Holy S#$%!! Those are truly incredible!! I love them all, but I am going to HAVE to try the floating candles someday... rig up led candles and float with black tethered helium balloons??

Next year I will have to invest in a TON of leds to make all the candles I'll have to do.

I need a better job. My budget for NEXT year is already blown!!


----------



## SkullAndBone (Sep 21, 2005)




----------



## Spider Rider (Nov 8, 2006)

Your mind is in a wonderful place, Skull and Bone. Looking at the candle tree, I think one or two FCG rigs would work well. I had 3 little ghosts rising and falling behind tombstones last year. Flickering led candles would work.


----------



## SkullAndBone (Sep 21, 2005)

Spider Rider said:


> Your mind is in a wonderful place, Skull and Bone. Looking at the candle tree, I think one or two FCG rigs would work well. I had 3 little ghosts rising and falling behind tombstones last year. Flickering led candles would work.


Oh, man thats a great idea.

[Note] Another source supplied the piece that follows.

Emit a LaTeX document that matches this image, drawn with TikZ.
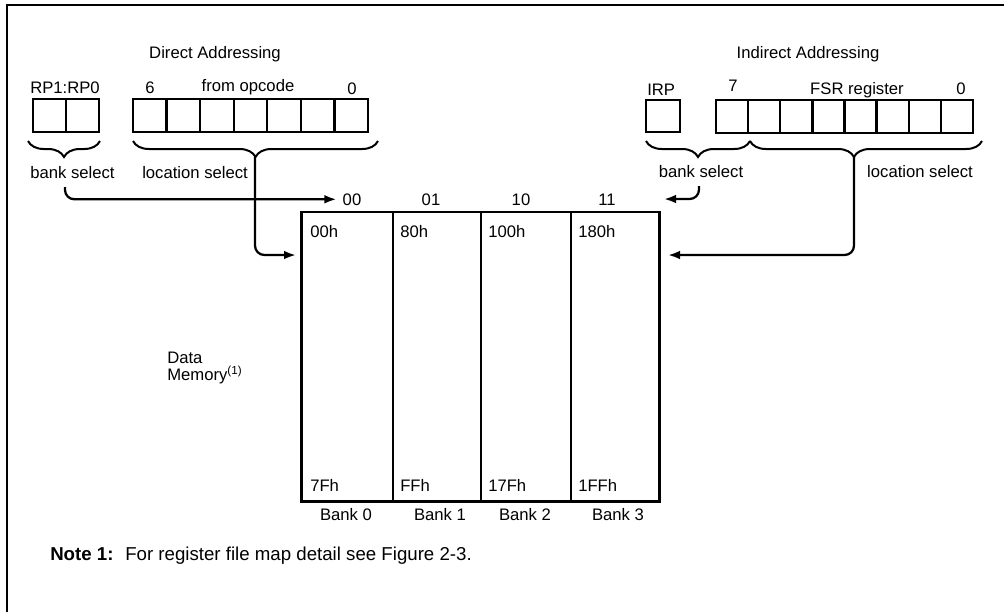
\documentclass[tikz,border=0pt]{standalone}
\usepackage{fontspec}
\setmainfont{Liberation Sans}
\usetikzlibrary{arrows.meta,decorations.pathreplacing}
\begin{document}
\begin{tikzpicture}[x=0.75pt,y=-0.75pt,
  font=\fontsize{12.5}{15}\selectfont,
  txt/.style={inner sep=0pt, anchor=base west},
  ctxt/.style={inner sep=0pt, anchor=base},
  regcell/.style={draw, line width=1.8pt, inner sep=0pt, minimum height=24.75pt},
  memcell/.style={draw, line width=0.9pt, inner sep=0pt, minimum height=216.75pt},
  grp/.style={decorate, decoration={brace, mirror, amplitude=12pt}, line width=1.5pt},
  link/.style={line width=1.7pt, rounded corners=7pt, -{Latex[length=9pt,width=6.5pt]}}
]
\useasboundingbox (0,0) rectangle (1004,612);

% frame
\draw[line width=1.5pt] (7,612) -- (7,5) -- (1004,5);

% ---------- direct addressing ----------
\node[ctxt] (hdD) at (215,58) {Direct Addressing};
\node[txt]  (rpT) at (30,93) {RP1:RP0};
\node[ctxt] (b6) at (150,93) {6};
\node[ctxt] (fromop) at (248,91) {from opcode};
\node[ctxt] (b0L) at (352,94) {0};

\node[regcell, minimum width=24.75pt] (rp1) at (49.5,115.5) {};
\node[regcell, minimum width=24.75pt] (rp0) at (82.5,115.5) {};
\foreach \i in {0,...,6}
  \node[regcell, minimum width=25.18pt] (opc\i) at ({133+33.57*(\i+0.5)},115.5) {};

\draw[grp] (28,141) -- (100,141);
\draw[grp] (133,141) -- (378,141);
\coordinate (tipRP) at (64,157);
\coordinate (tipOp) at (255,157);

\node[txt] (bsL) at (30,178) {bank select};
\node[txt] (lsL) at (142,178) {location select};

% ---------- indirect addressing ----------
\node[ctxt] (hdI) at (808,58) {Indirect Addressing};
\node[txt]  (irpT) at (647,95) {IRP};
\node[ctxt] (b7) at (733,91) {7};
\node[ctxt] (fsrT) at (857,94) {FSR register};
\node[ctxt] (b0R) at (961,94) {0};

\node[regcell, minimum width=25.5pt, minimum height=24pt] (irp) at (663,116) {};
\foreach \i in {0,...,7}
  \node[regcell, minimum width=24.09pt] (fsr\i) at ({716+32.125*(\i+0.5)},116.5) {};

\draw[grp] (646,141) -- (750,141);
\draw[grp, decoration={aspect=0.448}] (750,141) -- (982,141);
\coordinate (tipIrp) at (698,157);
\coordinate (tipFsr) at (854,157);

\node[ctxt] (bsR) at (701,177) {bank select};
\node[ctxt] (lsR) at (920,177) {location select};

% ---------- data memory banks ----------
\node[ctxt] (h00) at (352,205) {00};
\node[ctxt] (h01) at (431,205) {01};
\node[ctxt] (h10) at (521,205) {10};
\node[ctxt] (h11) at (607,205) {11};

\node[memcell, minimum width=68.25pt] (bank0) at (347.5,356.5) {};
\node[memcell, minimum width=66pt]    (bank1) at (437,356.5) {};
\node[memcell, minimum width=67.5pt]  (bank2) at (526,356.5) {};
\node[memcell, minimum width=66pt]    (bank3) at (615,356.5) {};
\draw[line width=2.2pt] (bank0.north west) |- (bank3.south east) -- (bank3.north east);

\node[txt] (a00) at (310,237) {00h};
\node[txt] (a80) at (400,237) {80h};
\node[txt] (a100) at (488,237) {100h};
\node[txt] (a180) at (578,237) {180h};
\node[txt] (a7F) at (310,491) {7Fh};
\node[txt] (aFF) at (400,491) {FFh};
\node[txt] (a17F) at (488,491) {17Fh};
\node[txt] (a1FF) at (578,491) {1FFh};

\node[ctxt] (lb0) at (346,520) {Bank 0};
\node[ctxt] (lb1) at (440,520) {Bank 1};
\node[ctxt] (lb2) at (525,520) {Bank 2};
\node[ctxt] (lb3) at (618,520) {Bank 3};

\node[txt] (dm1) at (167,363) {Data};
\node[txt] (dm2) at (167,380) {Memory\textsuperscript{(1)}};

% ---------- connectors ----------
\coordinate (bsLstart) at (65,187);
\coordinate (inL) at (296,255);
\coordinate (bsRstart) at (699,186);
\coordinate (inBR) at (664,199);
\coordinate (inR) at (668,255);

\draw[link] (bsLstart) |- ([xshift=-4.5pt]h00.west);
\draw[link] (tipOp) |- (inL);
\draw[link] (bsRstart) |- (inBR);
\draw[link] (tipFsr) |- (inR);

% ---------- note ----------
\node[txt, font=\fontsize{14}{16}\selectfont] (noteH) at (50,560) {\textbf{Note 1:}};
\node[txt, font=\fontsize{14}{16}\selectfont] (noteT) at (125,560) {For register file map detail see Figure 2-3.};
\end{tikzpicture}
\end{document}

It would be a great way to put my crank to use again.


----------



## SkullAndBone (Sep 21, 2005)




----------



## 1031fan (Feb 6, 2007)

from artist to artist, very nice work man - - - your conceptual sketching is great - love the unfinished look that you have to all your pieces - very inspiring - what program are you using? - just re read the whole thread - what version of PS you using? CS2? 3? and im guessing your making use of the waccam tablet? thanks! riley


----------



## CreepyCanmore (Mar 27, 2007)

Again, awesome. Thanks for posting the other drawings. I may have to print them for the office.


----------



## Hellvin (Jul 6, 2008)

Cool ideas -- I have put JoL's atop 4' tomato cages before (just remember to make your entry cut from the bottom and not the customary top side...) and they look pretty cool as well (light with a glow-stick or similar). We had some old grape vines and twigs that then got woven into the cage lattice.


----------



## kevin242 (Sep 30, 2005)

great artwork, S&B, much inspiration! Thank you.


----------